- **Task to complete**
Please find all lines in the data that hold the string "with" and copy them.

+--

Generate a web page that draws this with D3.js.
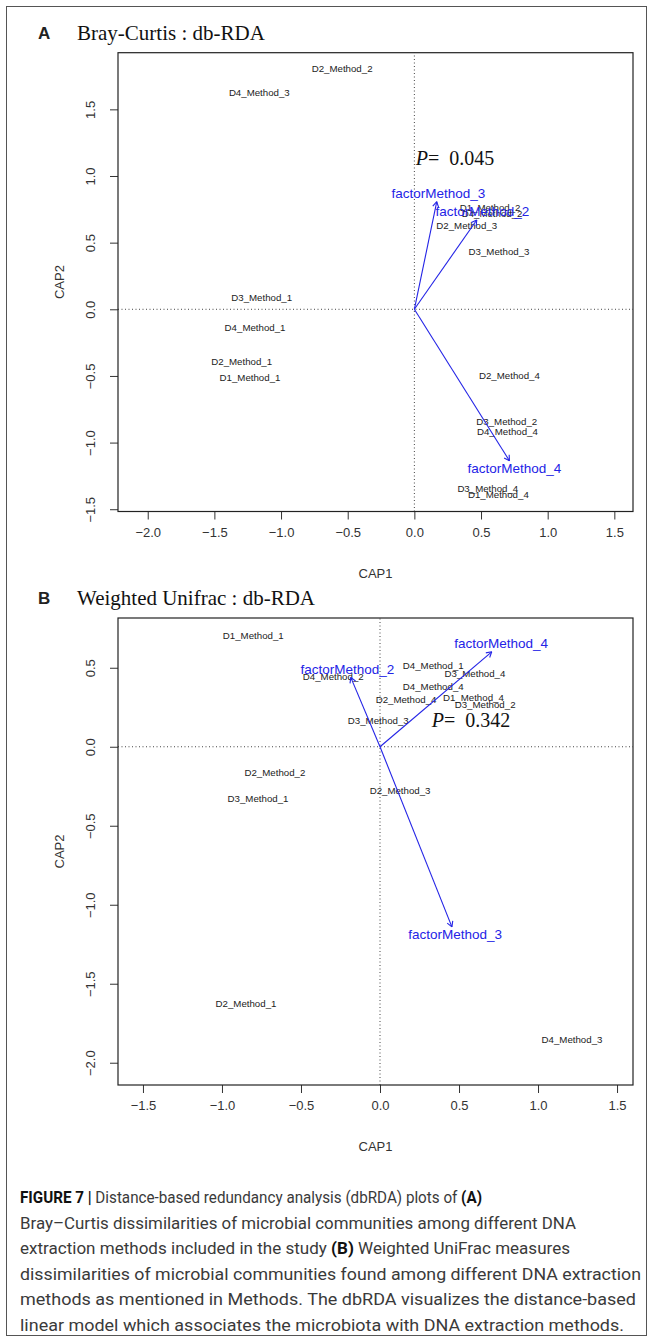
<!DOCTYPE html>
<html lang="en">
<head>
<meta charset="UTF-8">
<title>dbRDA</title>
<script src="https://cdn.jsdelivr.net/npm/d3@7"></script>
<style>
  body { margin: 0; background: #fff; }
  svg { display: block; }
</style>
</head>
<body>
<div class="fig"></div>
<script>
// ---- panel A : Bray-Curtis ----
const sitesA = ["D2_Method_2","D4_Method_3","D1_Method_2","D4_Method_2","D2_Method_3","D3_Method_3",
  "D3_Method_1","D4_Method_1","D2_Method_1","D1_Method_1","D2_Method_4","D3_Method_2","D4_Method_4",
  "D3_Method_4","D1_Method_4"]
const cap1A = [-0.542,-1.163,0.568,0.583,0.393,0.635,-1.145,-1.195,-1.295,-1.233,0.713,0.693,0.698,0.551,0.630]
const cap2A = [1.803,1.623,0.760,0.715,0.625,0.437,0.090,-0.140,-0.393,-0.510,-0.498,-0.843,-0.918,-1.343,-1.388]
const factorsA = ["factorMethod_3","factorMethod_2","factorMethod_4"]
const arrow1A = [0.168,0.468,0.713]
const arrow2A = [0.807,0.670,-1.136]
const pA = "0.045", pPosA = [0.010, 1.083]
const xlimA = [-2.223, 1.640], ylimA = [-1.517, 1.925]
const xticksA = [-2.0,-1.5,-1.0,-0.5,0.0,0.5,1.0,1.5]
const yticksA = [-1.5,-1.0,-0.5,0.0,0.5,1.0,1.5]

// ---- panel B : Weighted Unifrac ----
const sitesB = ["D1_Method_1","D4_Method_2","D3_Method_3","D4_Method_1","D3_Method_4","D4_Method_4",
  "D2_Method_4","D1_Method_4","D3_Method_2","D2_Method_2","D3_Method_1","D2_Method_3","D2_Method_1","D4_Method_3"]
const cap1B = [-0.802,-0.296,-0.011,0.337,0.601,0.337,0.165,0.591,0.665,-0.665,-0.772,0.127,-0.848,1.215]
const cap2B = [0.707,0.447,0.169,0.513,0.465,0.380,0.296,0.313,0.268,-0.166,-0.325,-0.274,-1.622,-1.856]
const factorsB = ["factorMethod_2","factorMethod_4","factorMethod_3"]
const arrow1B = [-0.185,0.707,0.455]
const arrow2B = [0.439,0.601,-1.140]
const pB = "0.342", pPosB = [0.327, 0.127]
const xlimB = [-1.658, 1.601], ylimB = [-2.141, 0.815]
const xticksB = [-1.5,-1.0,-0.5,0.0,0.5,1.0,1.5]
const yticksB = [-2.0,-1.5,-1.0,-0.5,0.0,0.5]

const W = 652, H = 1341
const blue = "#2323e6"
const fmt = d => d3.format(".1f")(d).replace("-", "\u2212")

const svg = d3.select(".fig").append("svg").attr("width", W).attr("height", H)

// outer figure frame
svg.append("rect").attr("x", 6.5).attr("y", 6.5).attr("width", 640).attr("height", 1329)
  .attr("fill", "none").attr("stroke", "#555").attr("stroke-width", 1)

function panel(o) {
  const x = d3.scaleLinear().domain(o.xlim).range([118, 633])
  const y = d3.scaleLinear().domain(o.ylim).range([o.bottom, o.top])
  const g = svg.append("g")

  // panel letter and title
  g.append("text").attr("x", 38).attr("y", o.top - 14).text(o.letter)
    .attr("font-family", "Liberation Sans, Arial").attr("font-weight", "bold").attr("font-size", 17).attr("fill", "#222")
  g.append("text").attr("x", 77).attr("y", o.top - 13).text(o.title)
    .attr("font-family", "Liberation Serif, Times New Roman").attr("font-size", 21).attr("fill", "#111")

  // zero lines
  g.append("line").attr("x1", x.range()[0]).attr("x2", x.range()[1]).attr("y1", y(0)).attr("y2", y(0))
    .attr("stroke", "#444").attr("stroke-dasharray", "1,2.5")
  g.append("line").attr("y1", y.range()[0]).attr("y2", y.range()[1]).attr("x1", x(0)).attr("x2", x(0))
    .attr("stroke", "#444").attr("stroke-dasharray", "1,2.5")

  // axes
  const xa = g.append("g").attr("transform", "translate(0," + o.bottom + ")")
    .call(d3.axisBottom(x).tickValues(o.xticks).tickFormat(fmt).tickSize(8).tickPadding(8))
  const ya = g.append("g").attr("transform", "translate(118,0)")
    .call(d3.axisLeft(y).tickValues(o.yticks).tickFormat(fmt).tickSize(8).tickPadding(4))
  ;[xa, ya].forEach(a => {
    a.select(".domain").remove()
    a.selectAll("line").attr("stroke", "#333")
    a.selectAll("text").attr("font-family", "Liberation Sans, Arial").attr("font-size", 13).attr("fill", "#333")
  })
  ya.selectAll(".tick text").attr("text-anchor", "middle").attr("x", 0).attr("dy", 0)
    .attr("transform", "translate(-26,0) rotate(-90)").attr("dominant-baseline", "middle")

  g.append("text").attr("x", 375.5).attr("y", o.bottom + 66).attr("text-anchor", "middle").text("CAP1")
    .attr("font-family", "Liberation Sans, Arial").attr("font-size", 13).attr("fill", "#333")
  g.append("text").attr("transform", "translate(64," + (o.top + o.bottom) / 2 + ") rotate(-90)")
    .attr("text-anchor", "middle").text("CAP2")
    .attr("font-family", "Liberation Sans, Arial").attr("font-size", 13).attr("fill", "#333")

  // box
  g.append("rect").attr("x", 118).attr("y", o.top).attr("width", 515).attr("height", o.bottom - o.top)
    .attr("fill", "none").attr("stroke", "#222").attr("stroke-width", 1.2)

  // site labels
  g.selectAll(".site").data(o.sites).join("text").attr("class", "site")
    .attr("x", (d, i) => x(o.cap1[i])).attr("y", (d, i) => y(o.cap2[i]))
    .attr("text-anchor", "middle").attr("dominant-baseline", "central")
    .attr("font-family", "Liberation Sans, Arial").attr("font-size", 9.7).attr("fill", "#222").text(d => d)

  // biplot arrows
  o.factors.forEach((f, i) => {
    const x0 = x(0), y0 = y(0), x1 = x(o.ar1[i]), y1 = y(o.ar2[i])
    const len = Math.hypot(x1 - x0, y1 - y0), ux = (x1 - x0) / len, uy = (y1 - y0) / len
    g.append("line").attr("x1", x0).attr("y1", y0).attr("x2", x1).attr("y2", y1)
      .attr("stroke", blue).attr("stroke-width", 1.1)
    const a = Math.atan2(y1 - y0, x1 - x0), hl = 6
    ;[a + Math.PI - 0.52, a + Math.PI + 0.52].forEach(b => {
      g.append("line").attr("x1", x1).attr("y1", y1)
        .attr("x2", x1 + hl * Math.cos(b)).attr("y2", y1 + hl * Math.sin(b))
        .attr("stroke", blue).attr("stroke-width", 1.1)
    })
    const t = g.append("text").text(f).attr("text-anchor", "middle").attr("dominant-baseline", "central")
      .attr("font-family", "Liberation Sans, Arial").attr("font-size", 13.5).attr("fill", blue)
    const hw = t.node().getComputedTextLength() / 2, hh = 8
    const s = Math.min(Math.abs(ux) > 1e-6 ? hw / Math.abs(ux) : 1e9, hh / Math.abs(uy))
    t.attr("x", x1 + ux * s).attr("y", y1 + uy * s)
  })

  // p value
  const p = g.append("text").attr("x", x(o.pPos[0])).attr("y", y(o.pPos[1]))
    .attr("font-family", "Liberation Serif, Times New Roman").attr("font-size", 20).attr("fill", "#111")
  p.append("tspan").attr("font-style", "italic").text("P")
  p.append("tspan").text("=")
  p.append("tspan").attr("dx", 10).text(o.p)
}

panel({letter: "A", title: "Bray-Curtis : db-RDA", top: 52.7, bottom: 511.5,
  xlim: xlimA, ylim: ylimA, xticks: xticksA, yticks: yticksA,
  sites: sitesA, cap1: cap1A, cap2: cap2A, factors: factorsA, ar1: arrow1A, ar2: arrow2A, p: pA, pPos: pPosA})
panel({letter: "B", title: "Weighted Unifrac : db-RDA", top: 618, bottom: 1085,
  xlim: xlimB, ylim: ylimB, xticks: xticksB, yticks: yticksB,
  sites: sitesB, cap1: cap1B, cap2: cap2B, factors: factorsB, ar1: arrow1B, ar2: arrow2B, p: pB, pPos: pPosB})

// caption
const caption = [
  [["FIGURE 7 | ", true], ["Distance-based redundancy analysis (dbRDA) plots of ", false], ["(A)", true]],
  [["Bray\u2013Curtis dissimilarities of microbial communities among different DNA", false]],
  [["extraction methods included in the study ", false], ["(B)", true], [" Weighted UniFrac measures", false]],
  [["dissimilarities of microbial communities found among different DNA extraction", false]],
  [["methods as mentioned in Methods. The dbRDA visualizes the distance-based", false]],
  [["linear model which associates the microbiota with DNA extraction methods.", false]]
]
const captionEnds = [482, 576, 570, 641, 636, 624]
caption.forEach((line, i) => {
  const t = svg.append("text").attr("x", 20).attr("y", 1203 + i * 25.6)
    .attr("font-family", "Roboto, Liberation Sans").attr("font-size", 17).attr("fill", "#3a3a3a")
    .attr("xml:space", "preserve")
    .attr("textLength", captionEnds[i] - 20).attr("lengthAdjust", "spacingAndGlyphs")
  line.forEach(([s, b]) => t.append("tspan").attr("font-weight", b ? "bold" : "normal")
    .attr("fill", b ? "#111" : "#3a3a3a").text(s))
})
</script>
</body>
</html>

+--

- **Result**
Generate a web page that draws this with D3.js.
  [["linear model which associates the microbiota with DNA extraction methods.", false]]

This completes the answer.